A naive way to represent prime patterns is to use arrays containing only candidate numbers for both input and output of every Wheel Factorization iteration. However, in this case, for the purpose of constructing the output array, I would have to maintain a global index in my CUDA codes and each CUDA thread would fetch and increment that index to write data to the output array. It would lead to high contention accessing the index.
An alternative is to use arrays with one slot for every number and use zeros to mask those sieved out numbers. In this manner, each CUDA thread can just update the slot corresponding to a specific number, so there would be no contention among threads. However, with primes getting sparser and sparser with larger values, this prime pattern representation method would waste a lot of memory, and also result in poor locality.
I came up with a hybrid way to represent prime patterns. For each iteration (kernel call) in Wheel Factorization, the input is an array containing only candidate numbers, while the output is an array of all numbers with zero masking composites. And in my host codes, I use another sequential function to condense the output array and prepare the input for next iteration. A major advantage of this mechanism is that there is no contention constructing the output and meanwhile the memory usage is kept at a reasonable level. It also has an obvious disadvantage that the extra sequential part of each iteration in the host would slower overall performance according to Amdahl's law. To deal with it. I introduced a pipelining method to hide latency of this sequential part. Another disadvantage is that since input and output arrays have different format, I cannot reuse data in the device and have to transfer data back and forth. But later I'll show this CUDA program is computation-intensive, so the communication overhead is not a big issue here. After measuring the performance of all three possible prime pattern representation methods I decided to adopt the hybrid one in my implementation.

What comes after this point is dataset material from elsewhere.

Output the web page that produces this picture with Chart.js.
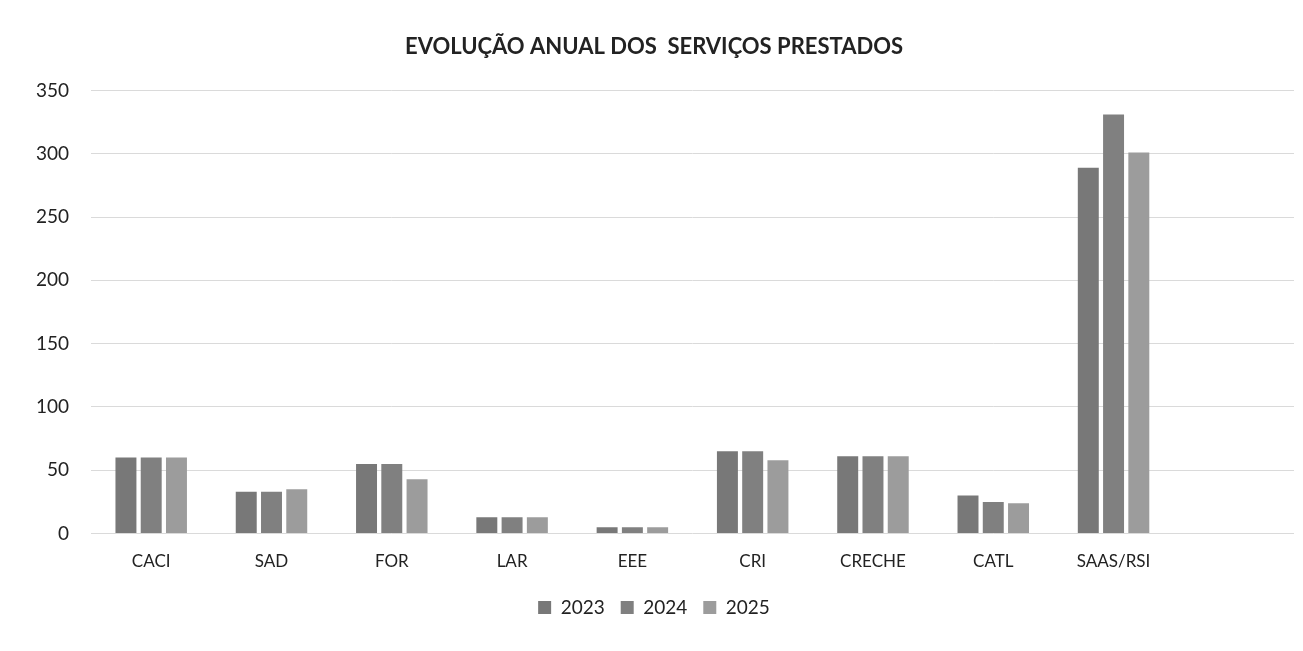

To hide latency of the sequential part, I interleaved the execution of Wheel Factorization and Fermat test, i.e., after each iteration in Wheel Factorization, I call the Fermat test kernel function to process the input array of the current iteration, and the output array would not contain the first period corresponding to the input, so that I could avoid redundant computation in Fermat test. At the same time, I run the sequential part in the host to prepare input for next iteration. In this manner, the program would not stall waiting for the sequential function and thus hide its latency. The following figure shows a rough timeline of pipelining Wheel Factorization and Fermat test.
There are two choices for CUDA thread granularity, one thread for each cluster (coarse-grained), or one thread for each possible prime number (fine-grained). The former one would enjoy better locality because the program would load all six numbers in the cache so that later accesses would be cache hits. While the latter choice may produce more cache misses compared to the former one. However, one thread for each possible prime number can lead to better workload balance, while one thread for each cluster may result in serious thread divergence as is shown below. Therefore, it's a tradeoff between locality and workload balance. I implemented both methods and will refer them as "CUDA-coarse" and "CUDA-fine" respectively below.
I measured performance of both CUDA-coarse and CUDA-fine on NVIDIA GeForce GTX 480 with 128 threads in each block, and I also implemented an OpenMP version with 12 threads hyper-threading as a reference. The speedup mentioned below is calculated based on a sequential version of prime cluster search running on GHC3000 machines.
The overall speedup of generating sextuplets is shown in the following figure. X-axis refers to the size of prime patterns. I generate all sextuplets from 1 to the value of x. In the long run, the speedup of CUDA-fine is reaching up to 8 times, and CUDA-coarse 7 times. But when x is small, the speedup of both CUDA implementations is less than 1. This is because of the GPU management overhead during the first invocation of kernel call.
To get rid of the impact of overhead of first CUDA invocation, I compare the speedup of each iteration in Wheel Factorization and also the speedup of Fermat test. The result is more convincing regarding to the effect of parallel execution in CUDA. We can see from the figure below that Fermat test has a better speedup using CUDA than Wheel Factorization.
Then I use the CUDA profiling tool "nvprof" to check my programs (both CUDA-coarse and CUDA-fine). Firstly I found that the program is computation-intensive, the communication-computation ratio is really slow. For example, for CUDA-fine running Pn29, the time cost of "memcpy" (both direction) takes only 0.25% of the overall execution time. The ratio is growing with larger array sizes, but still the value is negligible. So I don't worry about the disadvantage of my hybrid prime pattern representation that data cannot be reused in the device and have to be transfered back and forth.
The second thing I try to understand is the tradeoff between locality and workload balance in my CUDA-coarse and CUDA-fine implementations. I checked the L1 cache global hit rate of both implementations and found the result (bottom left) similar to what I expected. Since CUDA-coarse deals with a cluster in each thread, the cache line would load all six numbers, so that we can achieve high hit rate in CUDA-coarse (~80% for Fermat test and 67%~87% for Wheel factorization). On the other side, CUDA-fine has a decreasing L1 cache hit rate when array sizes getting larger. For Pn29, CUDA-fine's hit rate is 35% lower in Wheel Factorization and 53% lower in Fermat test. However, as is shown in the previous figures, CUDA-fine has a higher speedup than CUDA-coarse under any condition, this is because the effect of workload balance outweighs that of locality. In the bottom right figure, I compare the warp execution efficiency of both CUDA implementations in Fermat test. The value is ratio of the average active threads per warp to the maximum number of threads per warp supported on a multiprocessor expressed as percentage. We can see from this figure that CUDA-fine has better warp efficiency, about 34% more than CUDA-coarse during Pn23 and Pn29. I believe this is the reason why CUDA-fine is having an overall higher speedup than CUDA-coarse.
In summary, the performance of my CUDA implementations is not as good as I expected. I found a possible reason is that I didn't get a good tradeoff between locality and workload balance. If I could figure out a way to combine good locality and balanced workload, then maybe I can get higher speedup than what I currently have.